For HMS, a Dallas-based importer and manufacturer of jewelry, all that glitters isn’t necessarily gold. At least not anymore.
The wholesaler, which supplies roughly 4,000 jewelers around the country, sent its first new catalog in 18 months to 35,000 registered independent retailers around the country the second week in May. As well as boost its client base, the 300-plus-page, four-color catalog is intended to promote the company’s new pearl and silver jewelry lines, which supplement HMS’s bread-and-butter gold products. “We’re diversifying the jewelry line to sell more products into established accounts,” says HMS president Harry Schmidt, who founded the company 18 years ago. “Our customers have been buying these products from other wholesalers because we hadn’t handled these things in the past. This makes it more convenient for them to buy these things from us, a sort of one-stop shopping scenario.” And while the new products generally have lower price points than the gold merchandise, “the profit margins are good,” Schmidt says.
Consumer appeal
Although HMS has a sales force of a dozen people, Schmidt says that the product line, with more than 8,500 SKUs, is too big for them to sell effectively without the catalog. But the catalog is more than a tool for salespeople to use when meeting with clients.
“We’ve tried national ads, but direct marketing by catalog is the most effective tool we’ve found for reaching our diverse customer base,” says Schmidt. That base is strongest in the Southeast and ranges from mom-and-pop operations to chains of up to 50 stores. HMS doesn’t sell to mass merchants or consumers. A division of SDG Holdings, HMS has annual sales of $12 million-$16 million.
Many of HMS’s clients, however, leave the catalog on their counters for consumers to browse through.
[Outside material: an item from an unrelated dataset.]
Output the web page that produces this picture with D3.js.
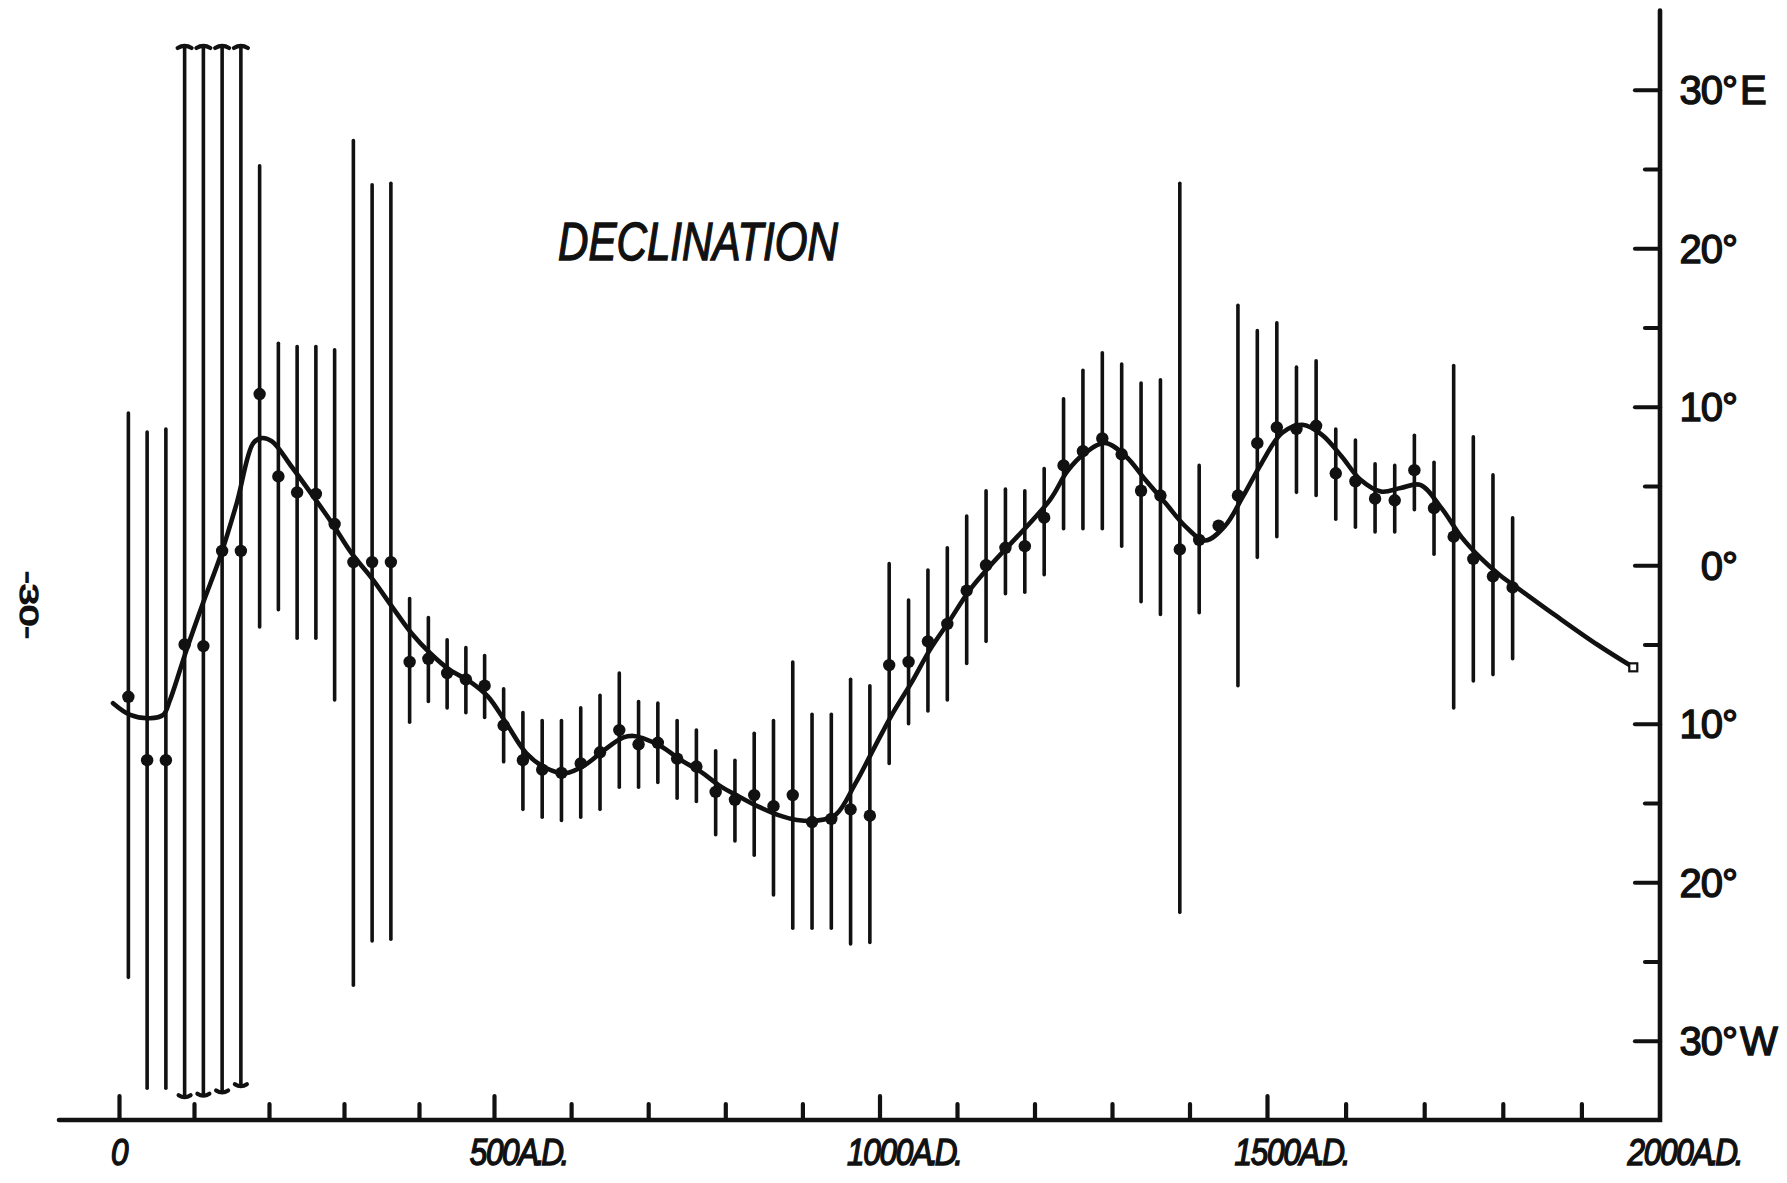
<!DOCTYPE html>
<html>
<head>
<meta charset="utf-8">
<title>Declination</title>
<script src="https://cdn.jsdelivr.net/npm/d3@7"></script>
<style>
    html, body { margin: 0; padding: 0; background: #fff; }
    svg { display: block; }
    text { font-family: "Liberation Sans", Arial, sans-serif; fill: #111; }
</style>
</head>
<body>
<svg id="chart" width="1787" height="1183"></svg>
<script>
/**
 * Declination record, 0 - 2000 A.D.: 25-year means with error bars
 * plus the smoothed curve. Degrees, positive = east.
 */

// 25-year bin centres
const years = [
    12.5, 37.5, 62.5, 87.5, 112.5, 137.5, 162.5, 187.5, 212.5, 237.5,
    262.5, 287.5, 312.5, 337.5, 362.5, 387.5, 412.5, 437.5, 462.5, 487.5,
    512.5, 537.5, 562.5, 587.5, 612.5, 637.5, 662.5, 687.5, 712.5, 737.5,
    762.5, 787.5, 812.5, 837.5, 862.5, 887.5, 912.5, 937.5, 962.5, 987.5,
    1012.5, 1037.5, 1062.5, 1087.5, 1112.5, 1137.5, 1162.5, 1187.5, 1212.5, 1237.5,
    1262.5, 1287.5, 1312.5, 1337.5, 1362.5, 1387.5, 1412.5, 1437.5, 1462.5, 1487.5,
    1512.5, 1537.5, 1562.5, 1587.5, 1612.5, 1637.5, 1662.5, 1687.5, 1712.5, 1737.5,
    1762.5, 1787.5, 1812.5,
];

const declination = [
    -8.3, -12.3, -12.3, -5.0, -5.1, 0.9, 0.9, 10.8, 5.6, 4.6,
    4.5, 2.6, 0.2, 0.2, 0.2, -6.1, -5.9, -6.8, -7.2, -7.6,
    -10.1, -12.3, -12.9, -13.1, -12.5, -11.8, -10.4, -11.3, -11.2, -12.2,
    -12.7, -14.3, -14.8, -14.5, -15.2, -14.5, -16.2, -16.0, -15.4, -15.8,
    -6.3, -6.1, -4.8, -3.7, -1.6, 0.0, 1.1, 1.2, 3.0, 6.3,
    7.2, 8.0, 7.0, 4.7, 4.4, 1.0, 1.6, 2.5, 4.4, 7.7,
    8.7, 8.6, 8.8, 5.8, 5.3, 4.2, 4.1, 6.0, 3.6, 1.8,
    0.4, -0.7, -1.4,
];

// upper / lower end of each error bar (null = no bar drawn)
const errHigh = [
    9.6, 8.4, 8.6, 32.7, 32.7, 32.7, 32.7, 25.2, 14.0, 13.8,
    13.8, 13.6, 26.8, 24.0, 24.1, -2.1, -3.3, -4.7, -5.2, -5.7,
    -7.8, -9.3, -9.8, -9.8, -9.0, -8.2, -6.8, -8.6, -8.7, -9.8,
    -10.4, -11.7, -12.3, -10.6, -9.8, -6.1, -9.4, -9.4, -7.2, -7.6,
    0.1, -2.2, -0.3, 1.1, 3.1, 4.7, 4.8, 4.7, 6.1, 10.5,
    12.3, 13.4, 12.7, 11.5, 11.7, 24.1, 6.3, null, 16.4, 14.8,
    15.3, 12.5, 12.9, 8.6, 7.9, 6.4, 6.3, 8.2, 6.5, 12.6,
    8.1, 5.7, 3.0,
];

const errLow = [
    -26.0, -33.0, -33.0, -33.5, -33.4, -33.2, -32.8, -3.9, -2.8, -4.6,
    -4.6, -8.5, -26.5, -23.7, -23.6, -9.9, -8.6, -9.0, -9.3, -9.6,
    -12.4, -15.4, -15.9, -16.1, -15.9, -15.4, -14.0, -14.0, -13.7, -14.7,
    -14.9, -17.0, -17.4, -18.3, -20.8, -22.9, -22.9, -22.9, -23.9, -23.8,
    -12.5, -10.0, -9.2, -8.5, -6.2, -4.8, -1.8, -1.7, -0.6, 2.3,
    2.3, 2.3, 1.2, -2.3, -3.1, -21.9, -3.0, null, -7.6, 0.5,
    1.8, 4.6, 4.4, 2.9, 2.4, 2.1, 2.1, 3.5, 0.7, -9.0,
    -7.3, -6.9, -5.9,
];

// bars running off the scale, drawn with end caps
const offScaleYears = [87.5, 112.5, 137.5, 162.5];

// smoothed curve
const curveYears = [
    -8, 15, 41, 59, 68, 90, 112, 135, 157, 179,
    190, 204, 230, 259, 284, 310, 337, 364, 390, 415,
    441, 468, 492, 516, 542, 568, 593, 618, 643, 668,
    681, 693, 717, 742, 768, 793, 818, 843, 868, 893,
    919, 943, 969, 994, 1017, 1042, 1065, 1091, 1115, 1142,
    1220, 1242, 1265, 1291, 1318, 1343, 1369, 1395, 1420, 1446,
    1469, 1493, 1519, 1545, 1570, 1595, 1619, 1645, 1670, 1695,
    1722, 1747, 1772, 1796, 1822, 1868, 1920, 1966,
];

const curveValues = [
    -8.70, -9.44, -9.65, -9.44, -8.50, -5.34, -2.39, 0.55, 3.92, 7.71,
    8.02, 7.81, 6.23, 4.34, 2.66, 0.76, -0.81, -2.61, -4.29, -5.55,
    -6.60, -7.34, -8.29, -9.97, -11.86, -12.81, -13.12, -12.60, -11.65, -10.86,
    -10.77, -10.91, -11.44, -12.28, -13.02, -13.92, -14.60, -15.23, -15.75, -16.07,
    -16.11, -15.75, -13.75, -11.44, -9.34, -7.34, -5.34, -3.45, -1.66, -0.08,
    4.13, 5.91, 7.07, 7.71, 6.86, 5.39, 3.92, 2.44, 1.56, 2.49,
    4.34, 6.44, 8.34, 8.86, 8.23, 6.86, 5.39, 4.65, 4.87, 5.07,
    3.60, 1.81, 0.45, -0.61, -1.55, -3.20, -5.00, -6.44,
];

// axes
const xMajorYears = [0, 500, 1000, 1500, 2000];
const xMinorYears = [100, 200, 300, 400, 600, 700, 800, 900, 1100, 1200, 1300, 1400, 1600, 1700, 1800, 1900];
const xTickNumbers = ['0', '500', '1000', '1500', '2000'];
const xTickSuffix = ['', 'A.D.', 'A.D.', 'A.D.', 'A.D.'];

const yMajorValues = [30, 20, 10, 0, -10, -20, -30];
const yMinorValues = [25, 15, 5, -5, -15, -25];
const yTickNumbers = ['30°', '20°', '10°', '0°', '10°', '20°', '30°'];
const yTickSuffix = ['E', '', '', '', '', '', 'W'];

const chartTitle = 'DECLINATION';
const pageNumber = '-30-';

const DeclinationChart = {
    draw() {
        const svg = d3.select('#chart');
        svg.selectAll('*').remove();
        svg.append('rect').attr('width', 1787).attr('height', 1183).attr('fill', '#fff');

        // the drawn axis is slightly stretched toward the right, so piecewise
        const x = d3.scaleLinear()
            .domain([0, 500, 1000, 1500, 2000])
            .range([119, 494, 879.5, 1267, 1660]);
        const y = d3.scaleLinear().domain([-35, 35]).range([1120, 10.5]);

        const ink = '#111';
        const g = svg.append('g');

        const points = years.map((yr, i) => ({
            year: yr,
            dec: declination[i],
            hi: errHigh[i],
            lo: errLow[i],
            capped: offScaleYears.includes(yr),
        }));
        const withBars = points.filter(d => d.hi !== null);

        // error bars
        g.selectAll('.err')
            .data(withBars)
            .join('line')
            .attr('class', 'err')
            .attr('x1', d => x(d.year)).attr('x2', d => x(d.year))
            .attr('y1', d => y(d.hi)).attr('y2', d => y(d.lo))
            .attr('stroke', ink).attr('stroke-width', 3.6)
            .attr('stroke-linecap', 'round');

        // caps on the off-scale bars
        const capped = withBars.filter(d => d.capped);
        g.selectAll('.cap-top')
            .data(capped)
            .join('path')
            .attr('class', 'cap-top')
            .attr('d', d => {
                const cx = x(d.year), cy = y(d.hi);
                return `M${cx - 7},${cy + 1}Q${cx},${cy - 3} ${cx + 7},${cy + 1}`;
            })
            .attr('fill', 'none').attr('stroke', ink).attr('stroke-width', 4.2)
            .attr('stroke-linecap', 'round');
        g.selectAll('.cap-bottom')
            .data(capped)
            .join('path')
            .attr('class', 'cap-bottom')
            .attr('d', d => {
                const cx = x(d.year), cy = y(d.lo);
                return `M${cx - 6},${cy - 1}Q${cx},${cy + 3} ${cx + 6},${cy - 1}`;
            })
            .attr('fill', 'none').attr('stroke', ink).attr('stroke-width', 4.2)
            .attr('stroke-linecap', 'round');

        // smoothed curve
        const curve = curveYears.map((yr, i) => [yr, curveValues[i]]);
        const line = d3.line()
            .x(d => x(d[0]))
            .y(d => y(d[1]))
            .curve(d3.curveCatmullRom.alpha(0.5));
        g.append('path')
            .datum(curve)
            .attr('d', line)
            .attr('fill', 'none')
            .attr('stroke', ink)
            .attr('stroke-width', 4.6)
            .attr('stroke-linejoin', 'round')
            .attr('stroke-linecap', 'round');

        // present-day value: small open square at the end of the curve
        const last = curve[curve.length - 1];
        g.append('rect')
            .attr('x', x(last[0]) - 4).attr('y', y(last[1]) - 4)
            .attr('width', 8).attr('height', 8)
            .attr('fill', '#fff').attr('stroke', ink).attr('stroke-width', 2.2);

        // means
        g.selectAll('.mean')
            .data(points)
            .join('circle')
            .attr('class', 'mean')
            .attr('cx', d => x(d.year))
            .attr('cy', d => y(d.dec))
            .attr('r', 6.2)
            .attr('fill', ink);

        // ---- axes ----
        const axisY = y(-35);
        const axisX = x(2000);

        const styleTicks = sel => {
            sel.select('.domain').remove();
            sel.selectAll('line')
                .attr('stroke', ink).attr('stroke-width', 4.2)
                .attr('stroke-linecap', 'round');
        };

        svg.append('g')
            .attr('transform', `translate(0,${axisY})`)
            .call(d3.axisBottom(x).tickValues(xMinorYears).tickSize(-16).tickFormat(''))
            .call(styleTicks);
        svg.append('g')
            .attr('transform', `translate(0,${axisY})`)
            .call(d3.axisBottom(x).tickValues(xMajorYears.slice(0, -1)).tickSize(-24).tickFormat(''))
            .call(styleTicks);

        svg.append('g')
            .attr('transform', `translate(${axisX},0)`)
            .call(d3.axisRight(y).tickValues(yMinorValues).tickSize(-15).tickFormat(''))
            .call(styleTicks);
        svg.append('g')
            .attr('transform', `translate(${axisX},0)`)
            .call(d3.axisRight(y).tickValues(yMajorValues).tickSize(-25).tickFormat(''))
            .call(styleTicks);

        // base line starts a little left of 0 A.D.; right frame runs the full height
        svg.append('path')
            .attr('d', `M${x(-80)},${axisY}H${axisX}V${y(35)}`)
            .attr('fill', 'none')
            .attr('stroke', ink).attr('stroke-width', 4.6)
            .attr('stroke-linecap', 'round').attr('stroke-linejoin', 'miter');

        // x labels: the number sits centred on its tick, "A.D." trails after it
        const squeeze = 0.85;
        xMajorYears.forEach((yr, i) => {
            const t = svg.append('text')
                .attr('x', 0).attr('y', 0)
                .attr('font-size', 37)
                .attr('font-style', 'italic')
                .attr('letter-spacing', -1.5)
                .attr('stroke', ink).attr('stroke-width', 1.5);
            const num = t.append('tspan').text(xTickNumbers[i]);
            const w = num.node().getComputedTextLength();
            t.append('tspan').attr('letter-spacing', -4).text(xTickSuffix[i]);
            t.attr('transform', `translate(${x(yr) - w * squeeze / 2},1165) scale(${squeeze},1)`);
        });

        // y labels: degree part right-aligned, E / W hanging to the right
        yMajorValues.forEach((v, i) => {
            const ty = y(v) + 14.5;
            svg.append('text')
                .attr('x', 1737).attr('y', ty)
                .attr('text-anchor', 'end')
                .attr('font-size', 40)
                .attr('letter-spacing', -1)
                .attr('stroke', ink).attr('stroke-width', 1.4)
                .text(yTickNumbers[i]);
            if (yTickSuffix[i]) {
                svg.append('text')
                    .attr('x', 1740).attr('y', ty)
                    .attr('font-size', 40)
                    .attr('stroke', ink).attr('stroke-width', 1.4)
                    .text(yTickSuffix[i]);
            }
        });

        // title
        svg.append('text')
            .attr('x', 558).attr('y', 260)
            .attr('font-size', 53)
            .attr('font-style', 'italic')
            .attr('textLength', 280)
            .attr('lengthAdjust', 'spacingAndGlyphs')
            .attr('stroke', ink).attr('stroke-width', 1.4)
            .text(chartTitle);

        // page number in the left margin
        svg.append('text')
            .attr('transform', 'translate(29,605) rotate(90)')
            .attr('text-anchor', 'middle')
            .attr('dominant-baseline', 'central')
            .attr('font-size', 25)
            .attr('textLength', 68)
            .attr('lengthAdjust', 'spacingAndGlyphs')
            .attr('stroke', ink).attr('stroke-width', 1.4)
            .text(pageNumber);
    },
};

DeclinationChart.draw();
</script>
</body>
</html>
Should a consumer wish to buy a particular piece, the jeweler would then order it from HMS. That’s critical in the competitive wholesale jewelry business, as retailers have evolved from housing large inventories to stocking smaller quantities, ordering goods as needed. No longer must they purchase products two months ahead. Now HMS, among others, can deliver orders as small as a single piece within 24 hours.
To make the catalog appealing to consumers and retailers alike, HMS’s designers make a point of using simple, elegant backgrounds and propping the shots with flowers that reflect against the gleam of the jewelry. And unlike many wholesale catalogs, the HMS book isn’t afraid of white space.
Schmidt won’t share specific figures, but says “our business has already grown quite a bit since the new catalog came out.”